Canadian and EU leaders have also signed a Joint Interpretative Instrument in which they recognize “the right to regulate in the public interest” as a fundamental value. The instrument characterizes CETA as “an important and radical change in investment rules and dispute resolution” and as the basis for a Multilateral Investment Court, which Canada and the European Union have committed to “work expeditiously” to create.
The signing of the agreement had been thrown into doubt just a few weeks before. On October 18, the sub-national parliament of the Belgian region of Wallonia voted not to give powers to the Belgian federal government to sign CETA. The signing ceremony that had been scheduled for October 27 was cancelled as a result.
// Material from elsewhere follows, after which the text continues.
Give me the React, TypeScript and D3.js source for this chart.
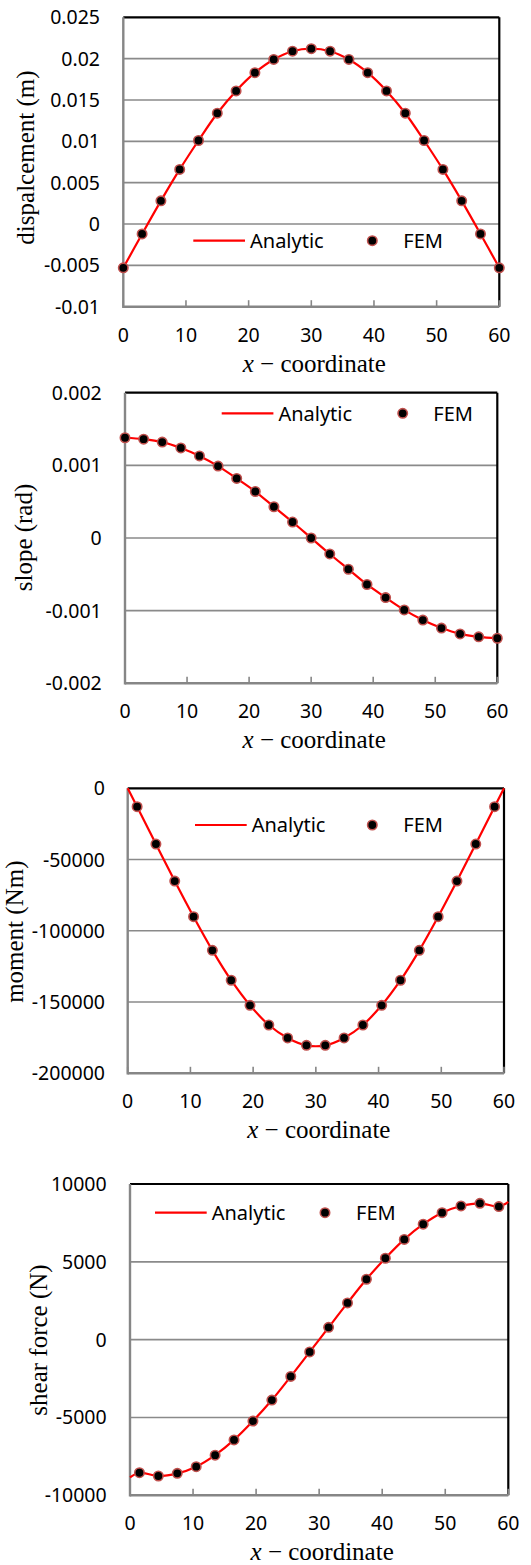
import React from "react";
import * as d3 from "d3";

// ---------- data ----------
const xTicks = [0, 10, 20, 30, 40, 50, 60];

// displacement (m)
const dispX = [0, 3, 6, 9, 12, 15, 18, 21, 24, 27, 30, 33, 36, 39, 42, 45, 48, 51, 54, 57, 60];
const dispFEM = [-0.0053, -0.0012, 0.0028, 0.0066, 0.0101, 0.0134, 0.0161, 0.0183, 0.0199, 0.0209, 0.0212,
  0.0209, 0.0199, 0.0183, 0.0161, 0.0134, 0.0101, 0.0066, 0.0028, -0.0012, -0.0053];
const dispAnalytic = dispFEM;
const dispTicks = [-0.01, -0.005, 0, 0.005, 0.01, 0.015, 0.02, 0.025];
const dispTickLabels = ["-0.01", "-0.005", "0", "0.005", "0.01", "0.015", "0.02", "0.025"];

// slope (rad)
const slopeX = dispX;
const slopeFEM = [0.00138, 0.00136, 0.00132, 0.00124, 0.00113, 0.00099, 0.00082, 0.00064, 0.00043, 0.00022, 0,
  -0.00022, -0.00043, -0.00064, -0.00082, -0.00099, -0.00113, -0.00124, -0.00132, -0.00136, -0.00138];
const slopeAnalytic = slopeFEM;
const slopeTicks = [-0.002, -0.001, 0, 0.001, 0.002];
const slopeTickLabels = ["-0.002", "-0.001", "0", "0.001", "0.002"];

// moment (Nm)
const momX = [1.5, 4.5, 7.5, 10.5, 13.5, 16.5, 19.5, 22.5, 25.5, 28.5, 31.5, 34.5, 37.5, 40.5, 43.5, 46.5, 49.5, 52.5, 55.5, 58.5];
const momFEM = [-12900, -39100, -65100, -90100, -113700, -134700, -152300, -166100, -175200, -180400,
  -180400, -175200, -166100, -152300, -134700, -113700, -90100, -65100, -39100, -12900];
const momAnalyticX = [0, 1.5, 4.5, 7.5, 10.5, 13.5, 16.5, 19.5, 22.5, 25.5, 28.5, 31.5, 34.5, 37.5, 40.5, 43.5, 46.5, 49.5, 52.5, 55.5, 58.5, 60];
const momAnalytic = [0, -12900, -39100, -65100, -90100, -113700, -134700, -152300, -166100, -175200, -180400,
  -180400, -175200, -166100, -152300, -134700, -113700, -90100, -65100, -39100, -12900, 0];
const momTicks = [-200000, -150000, -100000, -50000, 0];
const momTickLabels = ["-200000", "-150000", "-100000", "-50000", "0"];

// shear force (N)
const shearX = momX;
const shearFEM = [-8550, -8760, -8590, -8160, -7420, -6440, -5230, -3880, -2360, -790,
  790, 2360, 3880, 5230, 6440, 7420, 8160, 8590, 8760, 8550];
const shearAnalyticX = momAnalyticX;
const shearAnalytic = [-8850, -8550, -8760, -8590, -8160, -7420, -6440, -5230, -3880, -2360, -790,
  790, 2360, 3880, 5230, 6440, 7420, 8160, 8590, 8760, 8550, 8850];
const shearTicks = [-10000, -5000, 0, 5000, 10000];
const shearTickLabels = ["-10000", "-5000", "0", "5000", "10000"];

// ---------- layout ----------
const panels = [
  {
    yTitle: "dispalcement (m)", fx: dispX, fy: dispFEM, ax: dispX, ay: dispAnalytic,
    ticks: dispTicks, labels: dispTickLabels,
    left: 123.3, right: 499.3, top: 17.3, bottom: 306.7, labelRight: 100,
    titleX: 27.5, titleY: 157.5, legLineX: 193.3, legY: 240.7, legMarkX: 372.3, legFemX: 403.3,
  },
  {
    yTitle: "slope (rad)", fx: slopeX, fy: slopeFEM, ax: slopeX, ay: slopeAnalytic,
    ticks: slopeTicks, labels: slopeTickLabels,
    left: 125, right: 497.3, top: 392.7, bottom: 683.3, labelRight: 101.7,
    titleX: 26, titleY: 537.5, legLineX: 221.7, legY: 413.3, legMarkX: 402.7, legFemX: 433.3,
  },
  {
    yTitle: "moment (Nm)", fx: momX, fy: momFEM, ax: momAnalyticX, ay: momAnalytic,
    ticks: momTicks, labels: momTickLabels,
    left: 127.7, right: 504, top: 788.3, bottom: 1073.3, labelRight: 105,
    titleX: 17, titleY: 931.7, legLineX: 195, legY: 825, legMarkX: 372.3, legFemX: 403.3,
  },
  {
    yTitle: "shear force (N)", fx: shearX, fy: shearFEM, ax: shearAnalyticX, ay: shearAnalytic,
    ticks: shearTicks, labels: shearTickLabels,
    left: 130, right: 508.3, top: 1184, bottom: 1495.3, labelRight: 106.7,
    titleX: 41, titleY: 1340, legLineX: 155, legY: 1212.7, legMarkX: 325, legFemX: 356,
  },
];

const SANS = "'Noto Sans', 'Open Sans', sans-serif";
const SERIF = "'Liberation Serif', 'Times New Roman', serif";
const GRID = "#8a8a8a";
const AXIS = "#868686";
const MARK_STROKE = "#c0504d";

function Panel({ p }: { p: any }) {
  const x = d3.scaleLinear().domain([0, 60]).range([p.left, p.right]);
  const ymin = p.ticks[0];
  const ymax = p.ticks[p.ticks.length - 1];
  const y = d3.scaleLinear().domain([ymin, ymax]).range([p.bottom, p.top]);
  const pts: [number, number][] = p.ax.map((xv: number, i: number) => [xv, p.ay[i]]);
  const line = d3
    .line<[number, number]>()
    .x((d) => x(d[0]))
    .y((d) => y(d[1]))
    .curve(d3.curveCatmullRom.alpha(0.5));
  return (
    <g>
      {p.ticks.map((t: number, i: number) =>
        i === 0 ? null : (
          <line key={"g" + i} x1={p.left} x2={p.right} y1={y(t)} y2={y(t)} stroke={i === p.ticks.length - 1 ? "#000" : GRID} strokeWidth={i === p.ticks.length - 1 ? 2.2 : 1.6} />
        )
      )}
      <line x1={p.right} x2={p.right} y1={p.top} y2={p.bottom} stroke="#000" strokeWidth={2.2} />
      {xTicks.map((t) => (
        <line key={"xt" + t} x1={x(t)} x2={x(t)} y1={p.bottom} y2={p.bottom - 6.5} stroke={AXIS} strokeWidth={1.6} />
      ))}
      <line x1={p.left} x2={p.right} y1={p.bottom} y2={p.bottom} stroke={AXIS} strokeWidth={2.4} />
      <line x1={p.left} x2={p.left} y1={p.top} y2={p.bottom + 1.2} stroke={AXIS} strokeWidth={2.4} />
      {p.ticks.map((t: number, i: number) => (
        <text key={"yl" + i} x={p.labelRight} y={y(t)} dy="0.36em" textAnchor="end" fontFamily={SANS} fontSize={19.5} fill="#000">
          {p.labels[i]}
        </text>
      ))}
      {xTicks.map((t) => (
        <text key={"xl" + t} x={x(t)} y={p.bottom + 35} textAnchor="middle" fontFamily={SANS} fontSize={19.5} fill="#000">
          {t}
        </text>
      ))}
      <text x={(p.left + p.right) / 2 + 3} y={p.bottom + 65} textAnchor="middle" fontFamily={SERIF} fontSize={25} fill="#000">
        <tspan fontStyle="italic">x</tspan>
        <tspan> − coordinate</tspan>
      </text>
      <text transform={`translate(${p.titleX},${p.titleY}) rotate(-90)`} dy="0.25em" textAnchor="middle" fontFamily={SERIF} fontSize={25} fill="#000">
        {p.yTitle}
      </text>
      <path d={line(pts) || ""} fill="none" stroke="#ff0000" strokeWidth={2.2} />
      {p.fx.map((xv: number, i: number) => (
        <circle key={"m" + i} cx={x(xv)} cy={y(p.fy[i])} r={4.7} fill="#000" stroke={MARK_STROKE} strokeWidth={1.6} />
      ))}
      <line x1={p.legLineX} x2={p.legLineX + 51.7} y1={p.legY} y2={p.legY} stroke="#ff0000" strokeWidth={2.2} />
      <text x={p.legLineX + 56.7} y={p.legY} dy="0.36em" fontFamily={SANS} fontSize={20} fill="#000">Analytic</text>
      <circle cx={p.legMarkX} cy={p.legY} r={4.7} fill="#000" stroke={MARK_STROKE} strokeWidth={1.6} />
      <text x={p.legFemX} y={p.legY} dy="0.36em" fontFamily={SANS} fontSize={20} fill="#000">FEM</text>
    </g>
  );
}

export default function App() {
  return (
    <svg width={531} height={1565} style={{ position: "absolute", left: 0, top: 0, background: "#fff" }}>
      <rect x={0} y={0} width={531} height={1565} fill="#fff" />
      {panels.map((p, i) => (
        <Panel key={i} p={p} />
      ))}
    </svg>
  );
}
On the same day, Belgian political leaders reached an agreement to support CETA.
In the agreement, Wallonia is reported to have obtained assurances that CETA would not harm local farmers, that states’ participation in the Investment Court System ( ) mechanism would depend on specific approval by individual EU member states, and that Belgium would ask the Court of Justice of the European Union ( ) for an advisory opinion on the compatibility of the ICS mechanism with EU law.
Ratification by the European Parliament will be required for CETA to apply provisionally to the European Union. However, reportedly due to the Wallonia deal, ICS will be left out of the scope of provisional application. Accordingly, ICS will only be implemented after ratification by individual EU member states. In the meantime, Canadian and EU officials will elaborate on the details of the system, including the selection of judges, access to ICS by smaller businesses and the appellate mechanism.